THE world economy is set to take off, growing at its fastest
rate this decade. Yet it may be some time until that growth rate
translates into a significant number of new jobs.
In its July assessment of the world economy, a United Nations
economic department concludes that the global economy will grow by
a 2-1/2 percent annual rate this year and 3 percent next year.
Economic strength in the United States will provide enough energy
to boost the economies of Western Europe and Japan, which are
slowly moving out of recession.
For the second consecutive year, the UN Department for Economic
and Social Information and Policy Analysis expects the vibrant
countries of Southeast Asia to lead the world in growth, headed by
China with a 10 percent increase in gross domestic product.

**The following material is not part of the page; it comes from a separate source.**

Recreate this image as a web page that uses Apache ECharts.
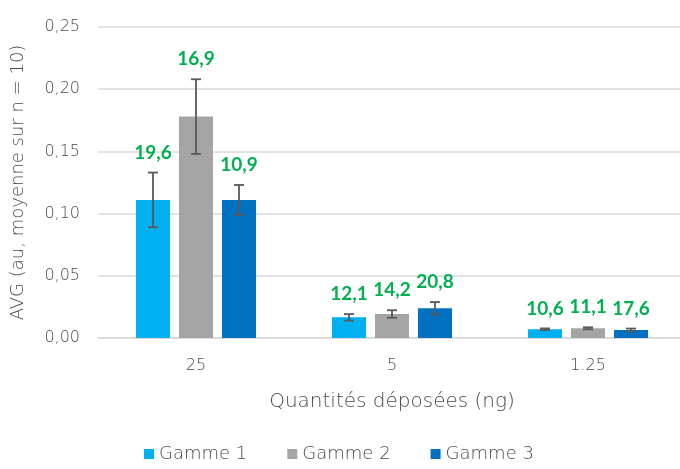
<!DOCTYPE html>
<html><head><meta charset="utf-8">
<script src="https://cdn.jsdelivr.net/npm/echarts@6/dist/echarts.min.js"></script>
<style>html,body{margin:0;padding:0;background:#fff}#c{width:680px;height:469px}</style>
</head><body><div id="c"></div>
<script>
const categories = ['25', '5', '1.25'];
const seriesNames = ['Gamme 1', 'Gamme 2', 'Gamme 3'];
const gamme1 = [0.111, 0.0166, 0.0070];
const gamme2 = [0.178, 0.0193, 0.0078];
const gamme3 = [0.111, 0.0239, 0.0064];
const err1 = [0.022, 0.0026, 0.0007];
const err2 = [0.030, 0.0030, 0.0008];
const err3 = [0.012, 0.0050, 0.0012];
const cv1 = ['19,6', '12,1', '10,6'];
const cv2 = ['16,9', '14,2', '11,1'];
const cv3 = ['10,9', '20,8', '17,6'];
const yTicks = { min: 0, max: 0.25, interval: 0.05 };

const values = [gamme1, gamme2, gamme3];
const errs = [err1, err2, err3];
const cvs = [cv1, cv2, cv3];
const colors = ['#00B0F0', '#A5A5A5', '#0070C0'];
const FONT = '"DejaVu Sans", sans-serif';
const LFONT = 'Lato, "DejaVu Sans", sans-serif';
const W = 200;
const TXT = '#4a4a4a';
const BAR_W = 34, GAP = 9;

const chart = echarts.init(document.getElementById('c'), null, { renderer: 'canvas' });

const barSeries = seriesNames.map((n, i) => ({
  name: n, type: 'bar', data: values[i], barWidth: BAR_W, barGap: (GAP / BAR_W * 100) + '%',
  itemStyle: { color: colors[i] }, z: 2
}));

const errSeries = seriesNames.map((n, i) => ({
  type: 'custom', name: n + ' err', silent: true, z: 5,
  data: categories.map((c, k) => [k, values[i][k], errs[i][k], cvs[i][k]]),
  renderItem: function (params, api) {
    const k = api.value(0), v = api.value(1), e = api.value(2);
    const off = (i - 1) * (BAR_W + GAP);
    const top = api.coord([k, v + e]);
    const bot = api.coord([k, v - e]);
    const x = top[0] + off;
    const cap = 5;
    const st = { stroke: '#595959', lineWidth: 1.8 };
    return {
      type: 'group', children: [
        { type: 'line', shape: { x1: x, y1: top[1], x2: x, y2: bot[1] }, style: st },
        { type: 'line', shape: { x1: x - cap, y1: top[1], x2: x + cap, y2: top[1] }, style: st },
        { type: 'line', shape: { x1: x - cap, y1: bot[1], x2: x + cap, y2: bot[1] }, style: st },
        { type: 'text', x: x, y: top[1] - 20, style: {
          text: api.value(3), fill: '#00B050', font: 'bold 19px ' + LFONT,
          textAlign: 'center', textVerticalAlign: 'middle' } }
      ]
    };
  }
}));

chart.setOption({
  animation: false,
  backgroundColor: '#fff',
  textStyle: { fontFamily: FONT, fontWeight: W },
  grid: { left: 98, right: -6, top: 27, bottom: 131, containLabel: false, outerBoundsMode: 'none' },
  legend: {
    data: seriesNames, bottom: 1, left: 139, itemWidth: 10, itemHeight: 10, itemGap: 40,
    icon: 'rect', textStyle: { color: TXT, fontSize: 18, fontFamily: FONT, fontWeight: W }
  },
  xAxis: {
    type: 'category', data: categories,
    name: 'Quantités déposées (ng)', nameLocation: 'middle', nameGap: 54,
    nameTextStyle: { color: TXT, fontSize: 20, fontFamily: FONT, fontWeight: W },
    axisLine: { lineStyle: { color: '#D9D9D9', width: 1.5 } },
    axisTick: { show: false },
    axisLabel: { color: TXT, fontSize: 16, margin: 20, fontWeight: W }
  },
  yAxis: {
    type: 'value', min: yTicks.min, max: yTicks.max, interval: yTicks.interval,
    name: 'AVG (au, moyenne sur n = 10)', nameLocation: 'middle', nameGap: 71, nameRotate: 90,
    nameTextStyle: { color: TXT, fontSize: 18, fontFamily: FONT, fontWeight: W },
    axisLine: { show: false }, axisTick: { show: false },
    axisLabel: { color: TXT, fontSize: 16, margin: 18, fontWeight: W,
      formatter: v => v.toFixed(2).replace('.', ',') },
    splitLine: { lineStyle: { color: '#D9D9D9', width: 1.5 } }
  },
  series: [...barSeries, ...errSeries]
});
</script></body></html>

"I think it adds up to a period of gradual return to more
normal growth from the period of low growth in the 1990s," says
William Cline, a senior fellow at the Institute for International
Economics in Washington.
Despite this economic growth, unemployment will remain at record
highs, the Paris-based Organization of Economic Cooperation and
Development (OECD) predicts in a report issued July 19. The report
forecasts that unemployment this year among the 25 nations that are
members of the OECD will be 8.5 percent, or about 35 million
people. Next year, however, the OECD expects unemployment to fall
to 8.3 percent.
The key factors determining the shape of the world economy over
the next 18 months will be the strength of the recovery in Europe
and Japan, according to economist Michael Aho of Prudential
Securities Inc. in New York.
Europe's recovery will depend on the Bundesbank, Germany's
central bank. "When they cut interest rates, everyone follows,"
says Mr. Aho, who estimates that Germany will grow by 2 percent
this year and 2.5 percent in 1995. "It's not a barn burner but
it's better than the last two to three years."
Japan's fragile recovery
Aho describes the Japanese economic recovery as "fragile." At
a time when the country's economy is teetering between recovery and
recession, "Clinton is beating them over the head on trade, so the
recovery is very precarious," he says.
The fastest growth will be in Asia, particularly China, which
grew at 13 percent in 1993. Mr. Cline says he wonders if China will
start to experience imbalances because of the surging growth.
"There are inflationary pressures, income differences among
provinces, and trade issues," he explains.
For example, as Chinese manufacturing becomes a larger part of
international trade, there will be pressure for China to join the
General Agreement on Tariffs and Trade, which sets the ground rules
for international trade. "At some point, the world has to come to
terms with how it absorbs China," Cline says.